Places I’ve enjoyed dancing

Look, I never have figured out what passes for “popular” dancing, but I am grateful a few forms of folk versions have come to my rescue.

I could mention those times I’ve been moved while watching others dance, like at the Tinowit on the Yakama reservation or maybe at a ballet, but this list is places where I’ve done the steps, too.

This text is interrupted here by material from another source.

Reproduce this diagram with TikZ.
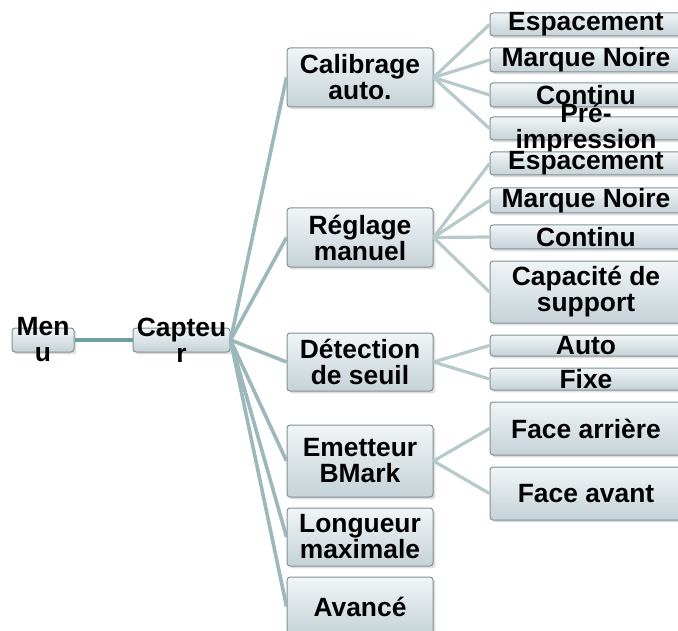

  1. The Rockwells’ apple barn in Barnesville, Ohio. My introduction to contradancing, despite my initial resistance.
  2. Scout House, Concord, and VFW, Cambridge, Massachusetts. Mecca. The latter was also known as the Rocket House, ‘cuz of its mock-up Nike missile out front.
  3. Town Hall, Nelson, New Hampshire. Mecca again. Plus the legendary sloped floor.
  4. Dublin Academy, New Hampshire, for Bob McQuillan’s CD release party. I wound up waltzing with an Amelia when I mentioned the tune we were dancing to shared her name, she said calmly, “It was written for me,” back as a toddler.
  5. Town Hall, Bowdoinham, Maine. Always fun and lots of kids out on a Saturday night out.
  6. Town Hall, Kingston, New Hampshire. Smokey of the band Old Wild Goose shucked fresh oysters at intermission one night, and I really pigged out as most folks turned up their noses, not knowing what they were missing. This was November, and the shells were fattened to perfection. There was another night somewhere when he was both the caller and musician, who knows where the rest of the band was, but everything certainly was fun.
  7. City Hall, Dover, and the Oyster River Band, bringing with it memories of times when they starred in Madbury and Lee and even the Kittery, Maine, Grange Hall.
  8. The Star Grange, Greenfield, Massachusetts. They dance wild out there in the Pioneer Valley. Plus I thought I was engaged to be married, and she was a great dancer. Whole other story.
  9. Our wedding, Dover, New Hampshire. The reception featured national treasures Dudley and Jackie Laufman at their best, getting even beginners moving elegantly on the old one-room schoolhouse floor.
  10. Greek festivals at the Hellenic Center in Dover and a big tent at St. Nicholas in Portsmouth, New Hampshire. Feels great learning a new talent, even at this age.

~*~

Gee, how could I overlook the big Ralph Page Legacy Weekend at the University of New Hampshire, Durham, just a dozen or so minutes from us? Maybe because it’s always on the Martin Luther King weekend, when my schedule is pressed by other demands.  This gets serious.